VRRP was designed when IP networks were expected to deliver only best-effort types of service. Mission-critical services with "5-nines" availability requirements were beyond the horizon at that time. Today, however, IP networks are deployed to deliver services such as voice, video, and IP Virtual Private Network (VPN) premium data, which require high network availability. Many of these services make extensive use of application servers attached to a LAN or other access network. Common application servers include VoIP softswitches and session border controllers, Video On Demand (VOD) servers and middleware, and other IP Multimedia Subsystem (IMS) media servers. These servers are the central point in a communication system to provide services for millions of subscribers. Hence a 5-nines availability for IP network access through access networks is critical.
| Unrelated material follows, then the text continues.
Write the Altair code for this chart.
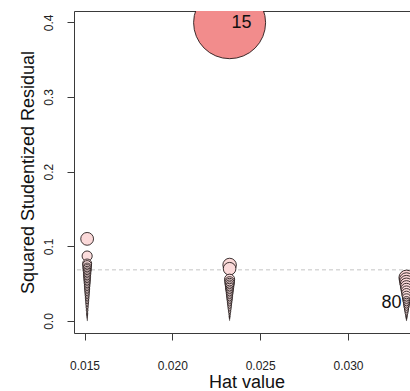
import altair as alt
import pandas as pd

# Leverage (hat value) shared by every observation in each of the three groups
hat_g1 = 0.01515
hat_g2 = 0.02326
hat_g3 = 0.03333

# Squared studentized residuals, per group
resid_g1 = [0.110, 0.087, 0.077, 0.075, 0.072, 0.070, 0.068, 0.066, 0.064, 0.062,
            0.060, 0.058, 0.056, 0.054, 0.052, 0.050, 0.048, 0.046, 0.044, 0.042,
            0.040, 0.038, 0.036, 0.034, 0.032, 0.030, 0.028, 0.026, 0.024, 0.022,
            0.020, 0.018, 0.016, 0.014, 0.012, 0.010, 0.009, 0.008, 0.007, 0.006,
            0.005, 0.004, 0.003, 0.002, 0.0015, 0.001, 0.0007, 0.0004, 0.0002, 0.0001]
resid_g2 = [0.3995, 0.075, 0.070, 0.056, 0.053, 0.051, 0.049, 0.047, 0.045, 0.043,
            0.041, 0.039, 0.037, 0.035, 0.033, 0.031, 0.029, 0.027, 0.025, 0.023,
            0.021, 0.019, 0.017, 0.015, 0.013, 0.011, 0.009, 0.007, 0.006, 0.005,
            0.004, 0.003, 0.002, 0.001, 0.0005]
resid_g3 = [0.058, 0.055, 0.052, 0.049, 0.046, 0.043, 0.040, 0.037, 0.034, 0.031,
            0.028, 0.026, 0.024, 0.022, 0.020, 0.018, 0.016, 0.014, 0.012, 0.010,
            0.008, 0.006, 0.005, 0.004, 0.003, 0.002, 0.001, 0.0005]

# Observation ids printed next to flagged points: (group, index in group, id)
flagged = [(2, 0, "15"), (3, 12, "80")]

# Reference cut-off drawn as a dashed horizontal line
ref_line = 0.0685

x_ticks = [0.015, 0.020, 0.025, 0.030]
y_ticks = [0.0, 0.1, 0.2, 0.3, 0.4]

rows = []
for g, h, vals in [(1, hat_g1, resid_g1), (2, hat_g2, resid_g2), (3, hat_g3, resid_g3)]:
    for i, v in enumerate(vals):
        rows.append({"group": g, "idx": i, "hat": h, "sq_resid": v, "obs": ""})
df = pd.DataFrame(rows)
for g, i, name in flagged:
    df.loc[(df.group == g) & (df.idx == i), "obs"] = name

FONT = "Liberation Sans"
AXIS_COL = "#3a3a3a"

x_scale = alt.Scale(domain=[0.014402, 0.033529], nice=False, zero=False)
y_scale = alt.Scale(domain=[-0.01606, 0.41513], nice=False, zero=False)

base = alt.Chart(df)

points = base.mark_circle(
    stroke="#1a1010", strokeWidth=0.85, opacity=1, fillOpacity=1, clip=True
).transform_calculate(
    # Cook's distance (up to a constant) from residual and leverage
    cook="datum.sq_resid * datum.hat / (1 - datum.hat)"
).encode(
    x=alt.X("hat:Q", scale=x_scale, axis=alt.Axis(
        orient="bottom", values=x_ticks, format=".3f", grid=False,
        labelFont=FONT, labelFontSize=12, labelColor="#222222",
        labelBaseline="top", labelPadding=20, labelFlush=False,
        tickSize=7, tickColor=AXIS_COL, domainColor=AXIS_COL,
        title="Hat value", titleFont=FONT, titleFontSize=18,
        titleFontWeight="normal", titleColor="#111111",
        titleBaseline="alphabetic", titleAlign="center",
        titleX=172.5, titleY=54.5)),
    y=alt.Y("sq_resid:Q", scale=y_scale, axis=alt.Axis(
        values=y_ticks, format=".1f", grid=False,
        labelFont=FONT, labelFontSize=12, labelColor="#222222",
        labelAngle=-90, labelAlign="center", labelBaseline="bottom",
        labelPadding=12, labelFlush=False,
        tickSize=7, tickColor=AXIS_COL, domainColor=AXIS_COL,
        title="Squared Studentized Residual", titleFont=FONT, titleFontSize=18,
        titleFontWeight="normal", titleColor="#111111", titleAngle=-90,
        titleBaseline="alphabetic", titleAlign="center",
        titleX=-40.5, titleY=161)),
    size=alt.Size("cook:Q", scale=alt.Scale(type="pow", exponent=2, zero=True,
                                             range=[0, 5184]), legend=None),
    fill=alt.Fill("cook:Q", scale=alt.Scale(range=["#FBEAEA", "#F28C8C"]),
                  legend=None),
)

ref = alt.Chart(pd.DataFrame({"ref": [ref_line]})).mark_rule(
    color="#c4c4c4", strokeDash=[4, 3], strokeWidth=1
).encode(y=alt.Y("ref:Q", scale=y_scale, axis=None))

label_15 = base.transform_filter(alt.datum.obs == "15").mark_text(
    align="left", baseline="middle", dx=2, font=FONT, fontSize=18, color="#111111"
).encode(
    x=alt.X("hat:Q", scale=x_scale, axis=alt.Axis(
        orient="top", labels=False, ticks=False, grid=False, title=None,
        domainColor=AXIS_COL)),
    y=alt.Y("sq_resid:Q", scale=y_scale, axis=None),
    text="obs:N",
)

label_80 = base.transform_filter(alt.datum.obs == "80").mark_text(
    align="right", baseline="middle", dx=-5, font=FONT, fontSize=18, color="#111111"
).encode(
    x=alt.X("hat:Q", scale=x_scale, axis=None),
    y=alt.Y("sq_resid:Q", scale=y_scale, axis=None),
    text="obs:N",
)

chart = alt.layer(ref, points, label_15, label_80).resolve_axis(
    x="independent", y="independent"
).properties(
    width=336, height=322,
    autosize=alt.AutoSizeParams(type="none"),
    padding={"left": 74, "top": 11, "right": 0, "bottom": 58},
).configure_view(stroke=None).configure(background="white")

chart.save("out.html", embed_options={"renderer": "svg", "actions": False})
Although VRRP provides redundancy protection for access communications, it involves doubling gateway router infrastructure. It also cannot ensure 5-nines or comparable availability due to its service recovery speed for host systems in an access network and network convergence speed in the backbone network.

Service recovery tends to be slow for VRRP because data traffic from host systems is sent to a master gateway router only. If the master gateway router fails, then any IP services being offered or used by the host systems 24, 26, 28 will stop until VRRP recovers. VRRP recovery requires a backup gateway router to detect the failure of the master gateway router, to transition itself into master state, and to advise the Ethernet switch and/or other components of the access network 22 that it is now the master router. Typically, full service restoration takes anywhere from 5 to 10 seconds before the backup gateway router becomes fully functional as a master router to resume packet forwarding and MAC forwarding tables in the access network 22 are updated.

While all data traffic from the access network 22 is normally sent only to the master gateway router, communication traffic from the communication network 12 may be sent to the master gateway router or the backup gateway router, depending on the location of senders and network topology. Routers (not shown) in the core of the communication network 12 will choose to send to the master gateway router or the backup gateway router of the pair 14, 16 depending on the link cost or metric assigned to IP routing, for example.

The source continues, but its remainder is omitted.